Just months after introducing new penalties for mobile phone use while in control of a vehicle, hundreds of people are still being caught using their devices while driving.
Figures from Greater Manchester Police regarding the recent legislation of phone use while driving show that 150+ drivers were still caught using their phones in March. Penalties were also issued for people not in control of their vehicle for offences such as adjusting their sat navs.
This comes off the back of changes in legislation that mean that people caught using their mobile phones while driving can face higher fines (£200 up from £100) and 6 points on their licence. If you’ve only been driving for less than two years and you’re caught using your mobile phone, then it’s back to driving school for you. Six points will get your licence revoked in the first two years of driving, and you’ll still get your £200 fine as well.
Ultimately, it’s still annoying seeing drivers using their mobile phones on the road, and causing problems for other drivers as they’re distracted by their phones while driving, or even at traffic lights when they don’t realise the lights have changed to green.
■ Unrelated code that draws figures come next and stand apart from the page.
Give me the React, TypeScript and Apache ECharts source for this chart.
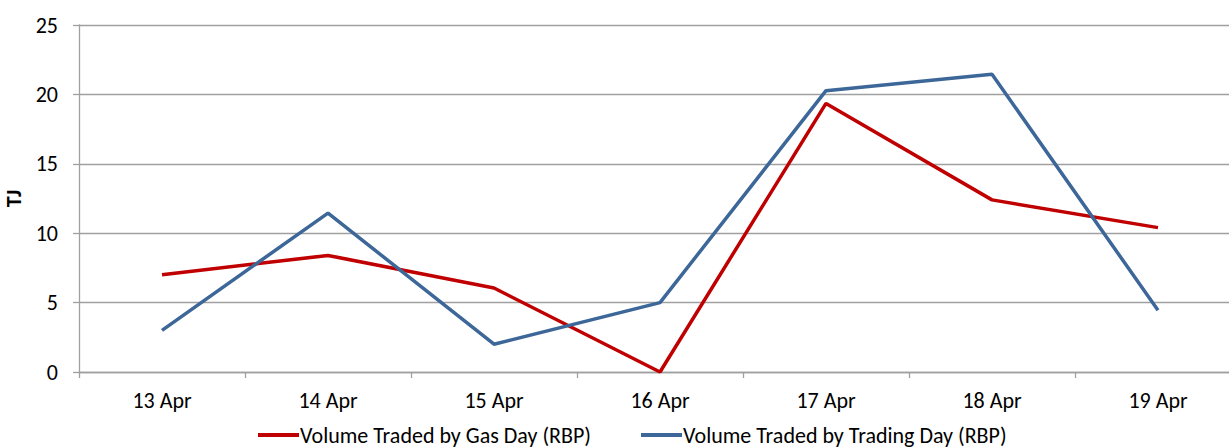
import React, { useEffect, useRef } from "react";
import * as echarts from "echarts";

const categories = ["13 Apr", "14 Apr", "15 Apr", "16 Apr", "17 Apr", "18 Apr", "19 Apr"];
const gasDay = [7.0, 8.4, 6.05, 0.0, 19.35, 12.4, 10.4];
const tradingDay = [3.0, 11.45, 2.0, 5.0, 20.27, 21.45, 4.45];
const seriesNames = ["Volume Traded by Gas Day (RBP)", "Volume Traded by Trading Day (RBP)"];
const yTicks = { min: 0, max: 25, interval: 5 };

const FONT = "Carlito, 'Liberation Sans', sans-serif";

export default function App() {
  const ref = useRef<HTMLDivElement>(null);
  useEffect(() => {
    const chart = echarts.init(ref.current!, null, { renderer: "svg" });
    chart.setOption({
      animation: false,
      backgroundColor: "#ffffff",
      grid: {
        left: 79,
        top: 25,
        height: 347,
        width: 1162,
        containLabel: false,
        outerBoundsMode: "none",
      },
      legend: {
        left: 258,
        top: 424,
        padding: 0,
        itemGap: 50,
        itemWidth: 41,
        itemHeight: 4,
        icon: "rect",
        textStyle: { fontFamily: FONT, fontSize: 22, color: "#000", padding: [0, 0, 0, -4] },
        data: seriesNames,
      },
      xAxis: {
        type: "category",
        data: categories,
        boundaryGap: true,
        axisLine: { lineStyle: { color: "#a0a0a0", width: 1.3 } },
        axisTick: { show: true, length: 6, lineStyle: { color: "#a0a0a0", width: 1.3 } },
        axisLabel: { fontFamily: FONT, fontSize: 22, color: "#000", margin: 17 },
      },
      yAxis: {
        type: "value",
        min: yTicks.min,
        max: yTicks.max,
        interval: yTicks.interval,
        name: "TJ",
        nameLocation: "middle",
        nameRotate: 90,
        nameGap: 47,
        nameTextStyle: { fontFamily: FONT, fontSize: 22, fontWeight: "bold", color: "#000" },
        axisLine: { show: true, lineStyle: { color: "#a0a0a0", width: 1.3 } },
        axisTick: { show: true, length: 6, lineStyle: { color: "#a0a0a0", width: 1.3 } },
        axisLabel: { fontFamily: FONT, fontSize: 22, color: "#000", margin: 21 },
        splitLine: { show: true, lineStyle: { color: "#a0a0a0", width: 1.3 } },
      },
      series: [
        {
          name: seriesNames[0],
          type: "line",
          data: gasDay,
          symbol: "none",
          lineStyle: { color: "#c00000", width: 3.5 },
          itemStyle: { color: "#c00000" },
        },
        {
          name: seriesNames[1],
          type: "line",
          data: tradingDay,
          symbol: "none",
          lineStyle: { color: "#3c6798", width: 3.5 },
          itemStyle: { color: "#3c6798" },
        },
      ],
    });
    return () => chart.dispose();
  }, []);
  return (
    <div
      ref={ref}
      style={{ position: "absolute", left: 0, top: 0, width: 1229, height: 448 }}
    />
  );
}
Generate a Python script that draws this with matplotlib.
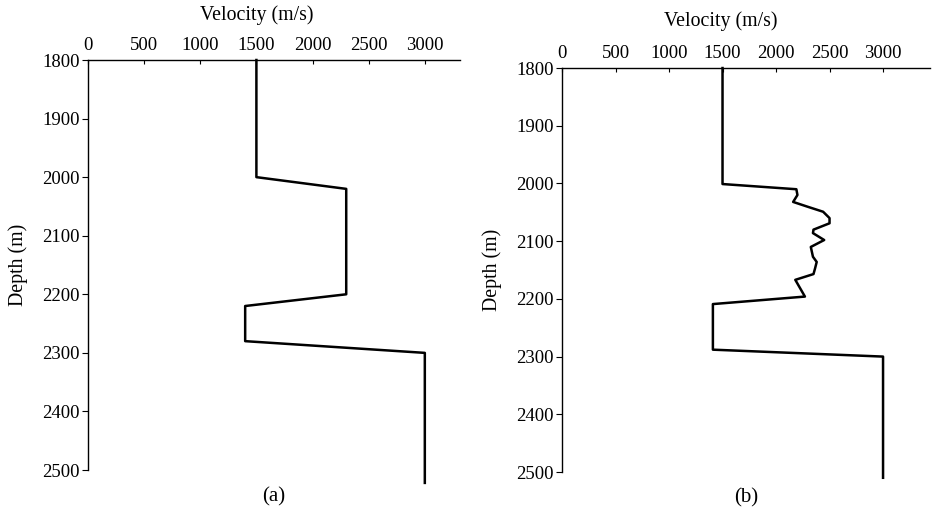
import matplotlib.pyplot as plt

plt.rcParams['font.family'] = ['Liberation Serif', 'DejaVu Serif']

# (a) blocky velocity model
vel_a = [1500, 1500, 2300, 2300, 1400, 1400, 3000, 3000]
depth_a = [1800, 2000, 2020, 2200, 2220, 2280, 2300, 2522]

# (b) velocity profile with detail in the 2000-2200 m interval
vel_b = [1500, 1500, 2190, 2200, 2160, 2290, 2440, 2500, 2500, 2350, 2345,
         2450, 2325, 2345, 2380, 2365, 2350, 2180, 2270, 1410, 1410, 3000, 3000]
depth_b = [1800, 2001, 2010, 2020, 2032, 2040, 2049, 2060, 2069, 2080, 2086,
           2098, 2110, 2127, 2136, 2147, 2157, 2167, 2196, 2209, 2288, 2300, 2510]

xticks = [0, 500, 1000, 1500, 2000, 2500, 3000]
yticks = [1800, 1900, 2000, 2100, 2200, 2300, 2400, 2500]

fig = plt.figure(figsize=(9.32, 5.12), dpi=100)

panels = [
    ([0.0944, 0.082, 0.399, 0.8008], 3312, vel_a, depth_a, "(a)", 0.454, 1.098),
    ([0.603, 0.0781, 0.395, 0.789], 3440, vel_b, depth_b, "(b)", 0.43, 1.103),
]

for rect, xmax, vel, depth, tag, lab_x, lab_y in panels:
    ax = fig.add_axes(rect)
    ax.plot(vel, depth, color="black", lw=1.8, clip_on=False)
    ax.set_xlim(0, xmax)
    ax.set_ylim(2500, 1800)
    ax.xaxis.tick_top()
    ax.xaxis.set_label_position("top")
    ax.set_xticks(xticks)
    ax.set_yticks(yticks)
    ax.spines["right"].set_visible(False)
    ax.spines["bottom"].set_visible(False)
    for s in ["top", "left"]:
        ax.spines[s].set_linewidth(1.0)
    ax.tick_params(axis="x", direction="in", length=3, width=0.8, labelsize=13.5, pad=4)
    ax.tick_params(axis="y", direction="out", length=4, width=0.8, labelsize=13.5, pad=2)
    ax.set_xlabel("Velocity (m/s)", fontsize=14.3)
    ax.xaxis.set_label_coords(lab_x, lab_y)
    ax.set_ylabel("Depth (m)", fontsize=14.3, labelpad=10)
    ax.text(0.5, -0.065, tag, transform=ax.transAxes, ha="center", va="center",
            fontsize=15)

fig.savefig("out.png", dpi=100)
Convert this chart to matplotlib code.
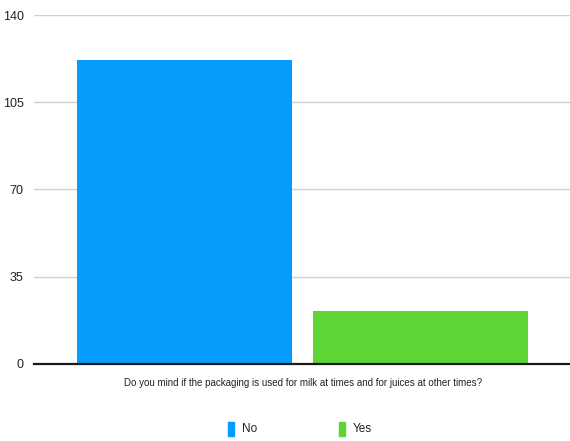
import matplotlib
matplotlib.use("Agg")
import matplotlib.pyplot as plt

series = ["No", "Yes"]
values = [122, 21]
colors = ["#069cfb", "#5cd535"]
yticks = [0, 35, 70, 105, 140]
question = "Do you mind if the packaging is used for milk at times and for juices at other times?"

plt.rcParams["font.family"] = ["Liberation Sans", "DejaVu Sans"]

fig = plt.figure(figsize=(5.70, 4.41), dpi=100)
ax = fig.add_axes([34 / 570, 1 - 363.7 / 441, 1 - 34 / 570, (363.7 - 15) / 441])

positions = list(range(len(series)))
ax.bar(positions, values, width=0.909, color=colors, zorder=3)

ax.set_ylim(0, 140)
ax.set_xlim(-0.636, 1.631)
ax.set_yticks(yticks)
ax.set_yticklabels([str(t) for t in yticks], fontsize=9, color="#222222")
ax.set_xticks([])
ax.tick_params(axis="y", length=0, pad=7.5)
ax.yaxis.grid(True, color="#d0d0d0", linewidth=1, zorder=0)
for s in ["top", "right", "left"]:
    ax.spines[s].set_visible(False)
ax.spines["bottom"].set_color("#1a1a1a")
ax.spines["bottom"].set_linewidth(1.6)
ax.spines["bottom"].set_zorder(4)

fig.text(303 / 570, 1 - 383 / 441, question, ha="center", va="center",
         fontsize=7.0, color="#222222")

# legend drawn as colored squares with labels below the chart
leg_y = 1 - 429 / 441
for x0, lab, c in [(228, "No", colors[0]), (339, "Yes", colors[1])]:
    fig.patches.append(plt.Rectangle((x0 / 570, leg_y - 7 / 441), 6 / 570, 14 / 441,
                                     color=c, transform=fig.transFigure, figure=fig))
    fig.text((x0 + 14) / 570, leg_y, lab, ha="left", va="center", fontsize=8.5,
             color="#222222")

fig.savefig("out.png", dpi=100)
It’s no wonder that the government are urging phone network companies and the phone makers to create a new system that would disable phone functionality while driving.
“Our fire crews see the harsh realities of what can happen if motorists use mobile phones while driving and find themselves in a collision, trapped and injured.”
PAUL ETCHES – GREATER MANCHESTER FIRE & RESCUE SERVICE
Police are going to extra lengths at the moment to ensure that drivers using mobile phones are penalised in an effort to try and significantly reduce the amount of dangerous drivers on the road. One method that they’ve started using is an undercover double-decker bus that allows police to look down from above to see if drivers are using their mobile phones as they’re tucked between their legs.
Inspector Tony Allt from Greater Manchester Police’s Roads Policing Unit said: “During the intensive national campaign regarding the increase in penalties for using a mobile phone, officers could see a notable reduction in people willing to take the risk of committing the offence.”